» **SHORT TASK**: Leaving out every picture, retype the lines below from the top through the one that contains "(0,0) rectangle (432pt,342.75pt);".

» **PROVIDED DATA**:
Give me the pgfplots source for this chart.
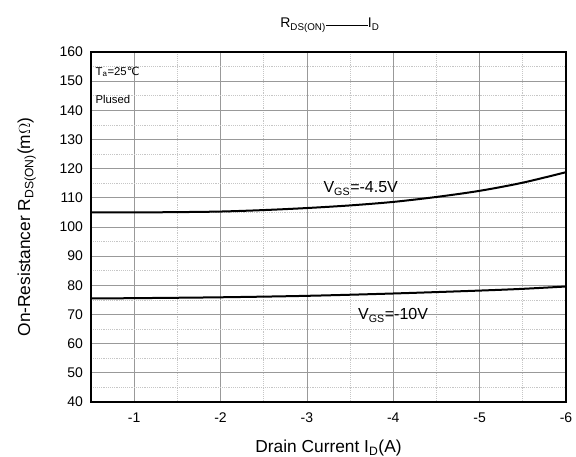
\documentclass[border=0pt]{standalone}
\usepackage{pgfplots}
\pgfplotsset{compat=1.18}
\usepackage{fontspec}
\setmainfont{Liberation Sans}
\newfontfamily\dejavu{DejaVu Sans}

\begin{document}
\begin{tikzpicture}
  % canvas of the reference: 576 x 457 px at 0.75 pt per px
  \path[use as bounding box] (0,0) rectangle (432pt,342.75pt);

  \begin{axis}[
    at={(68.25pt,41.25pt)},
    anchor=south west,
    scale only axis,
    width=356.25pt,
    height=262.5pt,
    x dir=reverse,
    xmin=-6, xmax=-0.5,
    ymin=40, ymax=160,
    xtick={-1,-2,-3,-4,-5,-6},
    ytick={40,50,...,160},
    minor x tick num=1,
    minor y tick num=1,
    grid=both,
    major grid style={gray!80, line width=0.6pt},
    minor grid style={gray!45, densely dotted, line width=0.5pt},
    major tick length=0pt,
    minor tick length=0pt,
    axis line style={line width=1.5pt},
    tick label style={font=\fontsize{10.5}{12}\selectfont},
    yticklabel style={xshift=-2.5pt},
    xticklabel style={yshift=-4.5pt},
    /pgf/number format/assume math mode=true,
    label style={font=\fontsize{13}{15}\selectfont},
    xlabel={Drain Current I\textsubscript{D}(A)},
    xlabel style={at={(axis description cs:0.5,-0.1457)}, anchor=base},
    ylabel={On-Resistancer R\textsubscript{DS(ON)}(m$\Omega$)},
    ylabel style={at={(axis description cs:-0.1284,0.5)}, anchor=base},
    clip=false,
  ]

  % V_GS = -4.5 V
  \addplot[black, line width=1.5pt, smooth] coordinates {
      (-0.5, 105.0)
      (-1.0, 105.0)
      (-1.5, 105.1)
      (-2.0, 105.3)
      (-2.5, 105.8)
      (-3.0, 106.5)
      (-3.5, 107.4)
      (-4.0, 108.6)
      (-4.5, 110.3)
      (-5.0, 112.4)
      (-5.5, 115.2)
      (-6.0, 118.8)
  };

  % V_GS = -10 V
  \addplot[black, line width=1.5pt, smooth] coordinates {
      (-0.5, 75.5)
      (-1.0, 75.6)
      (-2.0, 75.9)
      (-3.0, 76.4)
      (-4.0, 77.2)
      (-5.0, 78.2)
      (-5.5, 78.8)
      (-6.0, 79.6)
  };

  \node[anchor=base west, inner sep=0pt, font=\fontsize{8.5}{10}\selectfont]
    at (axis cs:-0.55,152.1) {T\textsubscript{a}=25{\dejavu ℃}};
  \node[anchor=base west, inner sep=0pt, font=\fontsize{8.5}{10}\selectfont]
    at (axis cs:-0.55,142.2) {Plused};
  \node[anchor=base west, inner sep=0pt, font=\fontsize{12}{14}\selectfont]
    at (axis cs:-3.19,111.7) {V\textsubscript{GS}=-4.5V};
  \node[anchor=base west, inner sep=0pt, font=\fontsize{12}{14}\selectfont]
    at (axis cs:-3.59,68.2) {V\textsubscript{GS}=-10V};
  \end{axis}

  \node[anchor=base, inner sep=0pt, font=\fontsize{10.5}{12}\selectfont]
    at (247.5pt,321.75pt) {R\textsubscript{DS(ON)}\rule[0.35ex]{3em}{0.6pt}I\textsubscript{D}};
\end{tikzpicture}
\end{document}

» **FULL SOLUTION**:
Give me the pgfplots source for this chart.
\documentclass[border=0pt]{standalone}
\usepackage{pgfplots}
\pgfplotsset{compat=1.18}
\usepackage{fontspec}
\setmainfont{Liberation Sans}
\newfontfamily\dejavu{DejaVu Sans}

\begin{document}
\begin{tikzpicture}
  % canvas of the reference: 576 x 457 px at 0.75 pt per px
  \path[use as bounding box] (0,0) rectangle (432pt,342.75pt);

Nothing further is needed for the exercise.